If an agent or a particular firm didn’t offer to split a commission evenly in other transactions, a listing agent might be reluctant to share an evenly split commission with that particular agent or company.

Put simply, What goes around, comes around, according to Mahoney.

There may also be cases when an agent doesn’t think a subagent is doing his or her job.

If I have consistently worked with this person and I found out that they weren’t doing anything, then maybe I don’t want to share with them because I’m doing 75 percent of the work and they’re only doing 25 percent, she said.

Almost all of the transactions Ayre Real Estate in Agawam handles involve equal commission splits, according to Cynthia E. Ayre.

‘The Bottom Line’
However, Ayre, who is president of the Greater Springfield Association of Realtors, said there are cases involving a third-party referral fee, when a company might be reluctant to offer equal commission splits.

For the most part, I believe everyone has their own right to set whatever rate they want, Ayre said.

Helen Babcock, president of the Greater Boston Association of Realtors, said an agent might also be inflexible about a commission rate when it comes to a home with an inflated price that an owner refuses to reduce. Usually, a house with an unreasonably high price will stay on the market longer, creating more work for a listing agent who must spend months advertising and showing the property, Babcock said. In those cases, the listing agent might want to keep as much of the commission as possible because of the extra work involved in the sale.

While some in the business readily recognize that commissions are negotiable, others are completely in the dark.

Mahoney, who teaches orientation for new agents for the North Shore Association of Realtors, said many agents do not realize that the commissions are negotiable.

A manager who strictly adheres and teaches the Realtor Code of Ethics, Mahoney points to a provision added in 1994 that says that real estate agents may negotiate the commission.

A lot of people in the industry don’t know that the rules have changed, she said.

However, Babcock and Ilona Kuphal, who manages The DeWolfe Cos.’ Back Bay and South End offices, said most of real estate agents they know realize that there is room for negotiation.

Babcock, who manages Carlson GMAC Real Estate in Winchester, said she believes that equal amounts should be given to a co-broker, whether she or he is representing the seller or the buyer.

There is some resistance in the real estate community to accept buyer brokerage, said Babcock. But Babcock predicts that will change in the next few years.

People want to be represented. Sellers have always been represented but buyers haven’t, she said. ‘Buyer beware’ does not hold up in this age. Buyers need to be informed and represented.

Kuphal agrees that buyer agency can be beneficial and that in most cases, a buyer’s agent brings a more qualified buyer to the negotiating table.

Most agents are still offering equal commission splits, according to Kuphal, and they’re sticking with the 6 percent standard, with the listing broker receiving 3 percent and the selling broker receiving the same.
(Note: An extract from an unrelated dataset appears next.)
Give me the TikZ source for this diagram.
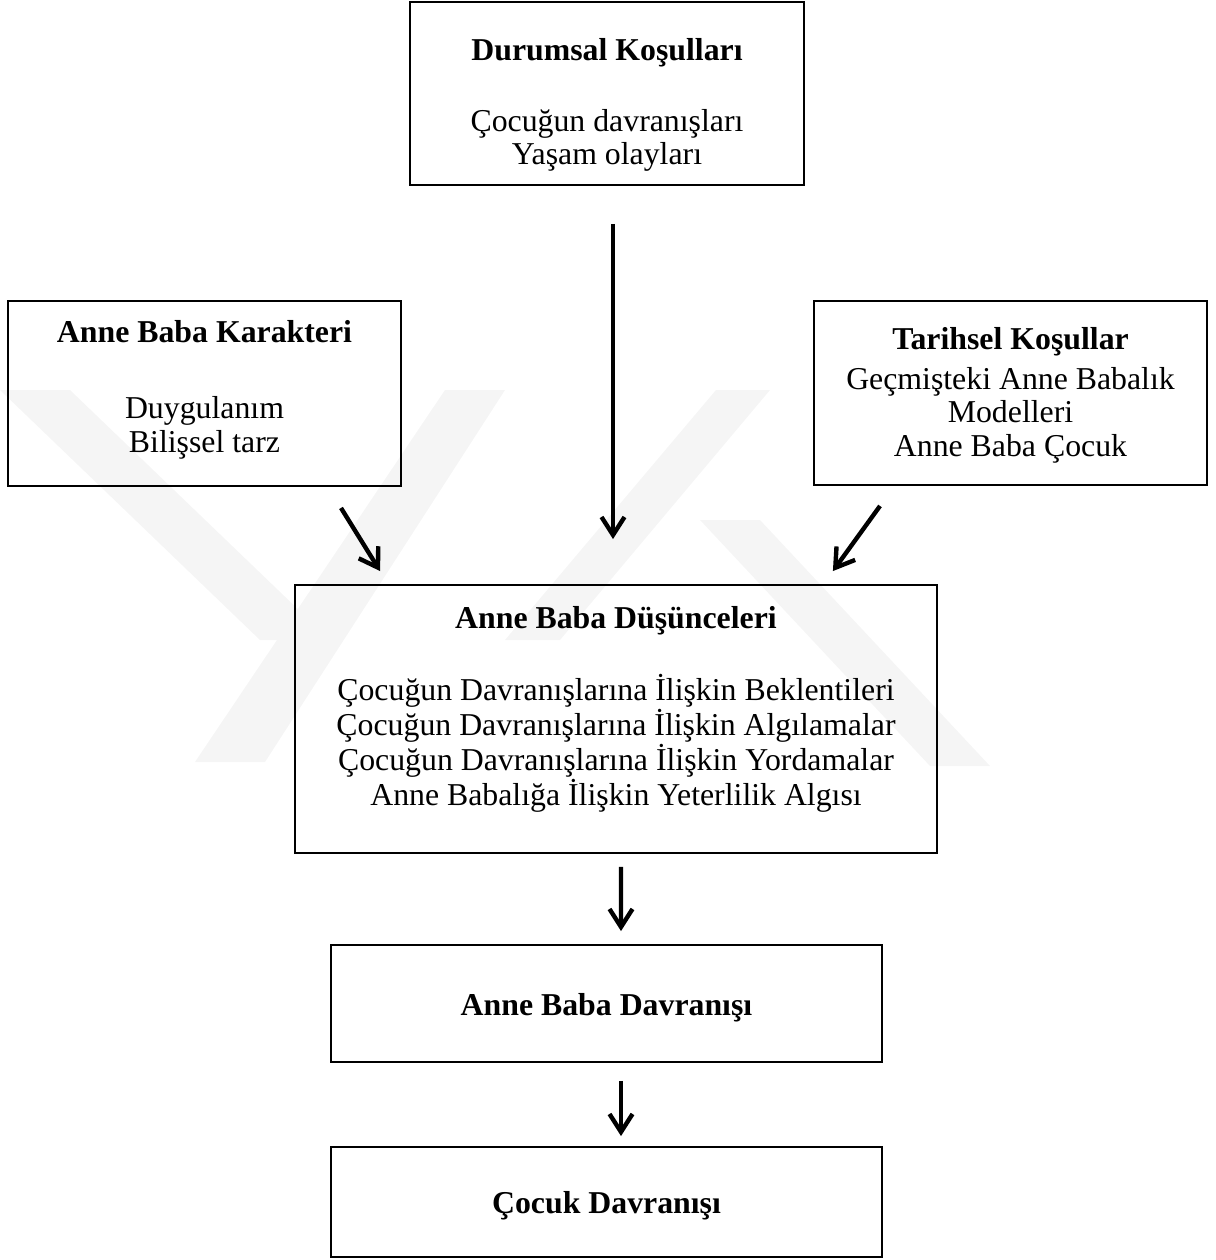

But she said there are some sales transactions, particularly involving high-priced properties, when agents reduce the total commission for doing the job to 5 percent or less.
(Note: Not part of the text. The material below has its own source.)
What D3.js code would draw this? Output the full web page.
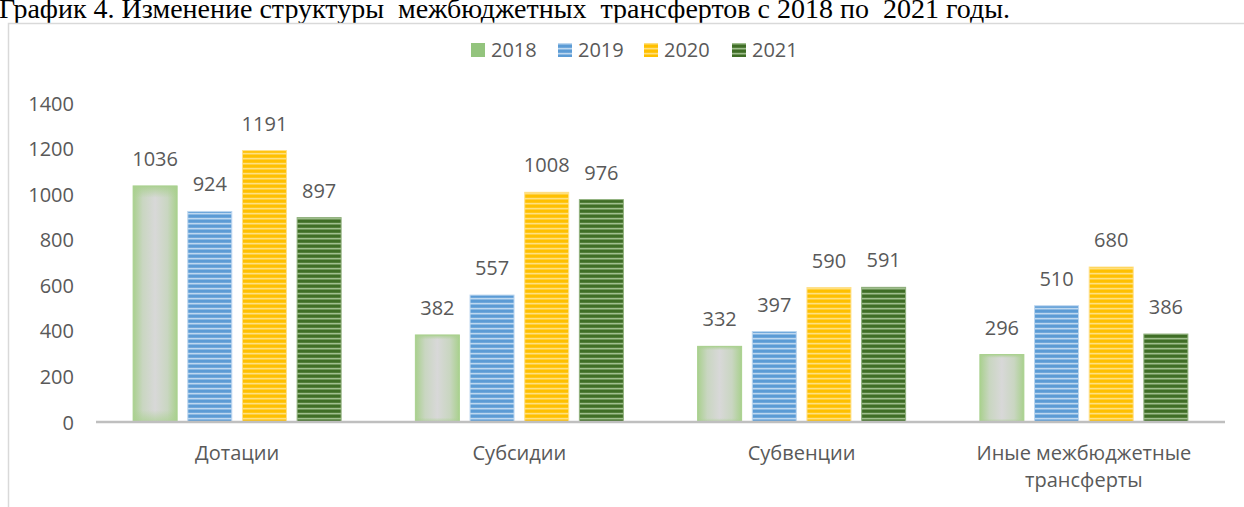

Yes, there are certain negotiations going on, Kuphal said. You work together to have a deal that is satisfactory to the seller and that is satisfactory to buyer.

In addition, agents are more and more competing with companies that offer reduced commission, so-called discount brokerages.
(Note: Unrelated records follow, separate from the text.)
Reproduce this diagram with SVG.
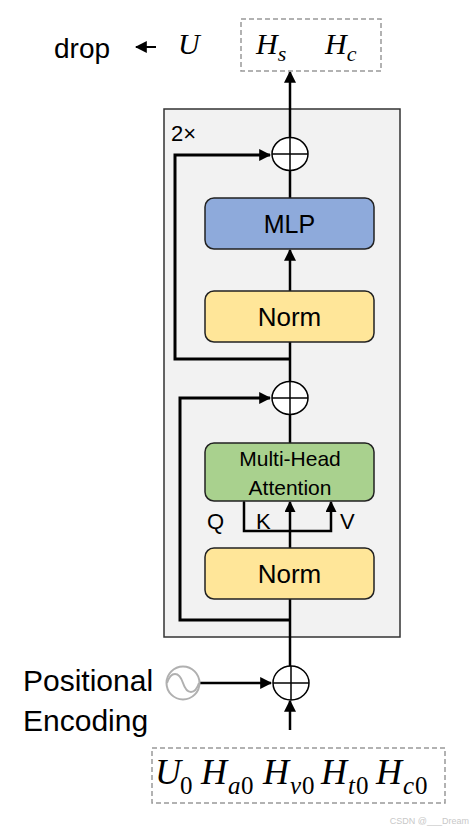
<svg xmlns="http://www.w3.org/2000/svg" width="471" height="832" viewBox="0 0 471 832">
<style>
.lbl{font-family:"Liberation Sans",Arial,sans-serif;fill:#000}
.math{font-family:"Liberation Serif","DejaVu Serif",serif;font-style:italic;fill:#000}
.box{stroke:#222;stroke-width:1.5}
.ln{fill:none;stroke:#000;stroke-width:2.5}
.sk{fill:none;stroke:#000;stroke-width:3}
.dash{fill:none;stroke:#999;stroke-width:1.5;stroke-dasharray:5,3}
.add{fill:#fff;stroke:#000;stroke-width:1.5}
.sub{font-size:25px}
.up{font-style:normal}
</style>
<defs>
<marker id="ahb" viewBox="0 0 10 10" refX="9" refY="5" markerWidth="12" markerHeight="12" orient="auto" markerUnits="userSpaceOnUse">
<path d="M0,0 L10,5 L0,10 z" fill="#000"/>
</marker>
<marker id="ahs" viewBox="0 0 10 10" refX="9" refY="5" markerWidth="11" markerHeight="11" orient="auto" markerUnits="userSpaceOnUse">
<path d="M0,0 L10,5 L0,10 z" fill="#000"/>
</marker>
</defs>
<rect width="471" height="832" fill="#fff"/>

<g id="encoder-block">
<rect x="164" y="109" width="236" height="528" fill="#f2f2f2" stroke="#333" stroke-width="1.5"/>
<text class="lbl" x="171" y="141" font-size="22">2×</text>
</g>

<g id="connectors">
<line class="ln" x1="290" y1="138" x2="290" y2="72" marker-end="url(#ahb)"/>
<line class="ln" x1="290" y1="198" x2="290" y2="170"/>
<line class="ln" x1="290" y1="291" x2="290" y2="250" marker-end="url(#ahb)"/>
<line class="ln" x1="290" y1="382" x2="290" y2="342"/>
<polyline class="sk" points="290,359 175,359 175,155 270,155" marker-end="url(#ahb)"/>
<line class="ln" x1="290" y1="443" x2="290" y2="414"/>
<line class="ln" x1="290" y1="548" x2="290" y2="502" marker-end="url(#ahs)"/>
<polyline class="ln" points="244,502 244,531 331,531 331,502" marker-start="url(#ahs)" marker-end="url(#ahs)"/>
<line class="ln" x1="290" y1="666" x2="290" y2="599"/>
<polyline class="sk" points="290,620 180,620 180,398 270,398" marker-end="url(#ahb)"/>
<line class="ln" x1="200" y1="683" x2="271" y2="683" marker-end="url(#ahb)"/>
<line class="ln" x1="290" y1="730" x2="290" y2="701" marker-end="url(#ahb)"/>
<line x1="156" y1="47" x2="136" y2="47" stroke="#000" stroke-width="2" marker-end="url(#ahb)"/>
</g>

<g id="add-top">
<ellipse class="add" cx="290" cy="154" rx="18" ry="16.5"/>
<line x1="272" y1="154" x2="308" y2="154" stroke="#000" stroke-width="1.5"/>
<line x1="290" y1="137.5" x2="290" y2="170.5" stroke="#000" stroke-width="1.5"/>
</g>
<g id="mlp">
<rect class="box" x="205" y="198" width="169" height="51" rx="9" fill="#8eaadb"/>
<text class="lbl" x="289.5" y="233" font-size="25" text-anchor="middle">MLP</text>
</g>
<g id="norm2">
<rect class="box" x="205" y="291" width="169" height="51" rx="9" fill="#ffe699"/>
<text class="lbl" x="289.5" y="326" font-size="26" text-anchor="middle">Norm</text>
</g>
<g id="add-mid">
<ellipse class="add" cx="290" cy="398" rx="18" ry="16.5"/>
<line x1="272" y1="398" x2="308" y2="398" stroke="#000" stroke-width="1.5"/>
<line x1="290" y1="381.5" x2="290" y2="414.5" stroke="#000" stroke-width="1.5"/>
</g>
<g id="mha">
<rect class="box" x="205" y="443" width="169" height="58" rx="9" fill="#a9d18e"/>
<text class="lbl" x="290" y="466" font-size="21" text-anchor="middle">Multi-Head</text>
<text class="lbl" x="290" y="495" font-size="21" text-anchor="middle">Attention</text>
</g>
<g id="qkv-labels">
<text class="lbl" x="207" y="529" font-size="22">Q</text>
<text class="lbl" x="256" y="529" font-size="22">K</text>
<text class="lbl" x="340" y="529" font-size="22">V</text>
</g>
<g id="norm1">
<rect class="box" x="205" y="548" width="169" height="51" rx="9" fill="#ffe699"/>
<text class="lbl" x="289.5" y="583" font-size="26" text-anchor="middle">Norm</text>
</g>
<g id="add-bottom">
<ellipse class="add" cx="291" cy="683" rx="18" ry="17"/>
<line x1="273" y1="683" x2="309" y2="683" stroke="#000" stroke-width="1.5"/>
<line x1="291" y1="666" x2="291" y2="700" stroke="#000" stroke-width="1.5"/>
</g>
<g id="positional-encoding">
<text class="lbl" x="23" y="691" font-size="30">Positional</text>
<text class="lbl" x="23" y="731" font-size="30">Encoding</text>
<circle cx="183" cy="683" r="16.5" fill="#fff" stroke="#b0b0b0" stroke-width="2"/>
<path d="M167,683 C171,671 179,671 183,683 C187,695 195,695 199,683" fill="none" stroke="#b0b0b0" stroke-width="2"/>
</g>
<g id="output">
<rect class="dash" x="241" y="19" width="140" height="52"/>
<text class="math" x="256" y="54" font-size="30">H<tspan font-size="22" dy="7">s</tspan></text>
<text class="math" x="325" y="54" font-size="30">H<tspan font-size="22" dy="7">c</tspan></text>
</g>
<g id="drop">
<text class="lbl" x="54" y="58" font-size="28">drop</text>
<text class="math" x="178" y="54" font-size="30">U</text>
</g>
<g id="input">
<rect class="dash" x="152" y="748" width="293" height="55"/>
<text class="math" font-size="36" y="784"><tspan x="155">U</tspan><tspan class="sub up" x="180" dy="10">0</tspan><tspan x="201" dy="-10">H</tspan><tspan class="sub" x="228" dy="10">a</tspan><tspan class="sub up" x="241">0</tspan><tspan x="263" dy="-10">H</tspan><tspan class="sub" x="290" dy="10">v</tspan><tspan class="sub up" x="302">0</tspan><tspan x="321" dy="-10">H</tspan><tspan class="sub" x="348" dy="10">t</tspan><tspan class="sub up" x="356">0</tspan><tspan x="376" dy="-10">H</tspan><tspan class="sub" x="403" dy="10">c</tspan><tspan class="sub up" x="415">0</tspan></text>
</g>
<text class="lbl" x="469" y="824" font-size="9" style="fill:#c8c8c8" text-anchor="end">CSDN @___Dream</text>
</svg>
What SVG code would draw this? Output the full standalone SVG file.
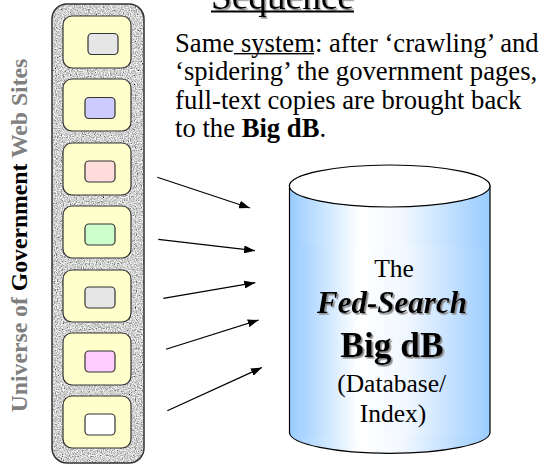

Mahoney said competition and a low housing supply are pushing more offices to offer lower commission rates.

People just feel that they’ll offer their services for less than someone else is offering their services for and so, in many ways, you see commissions come down, Mahoney said.

Full-service offices can’t survive by offering low commissions, argue some Realtors. Bigger offices offering full services have many more expenses than they did years ago, said Mahoney, and cannot afford to provide cut-rate commissions.

The bottom line [profit] in those offices is disappearing, said Mahoney. It’s really getting bad because five years ago you probably didn’t have to have 10 or 12 computers, two fax machines, two copy machines. You just didn’t need all that.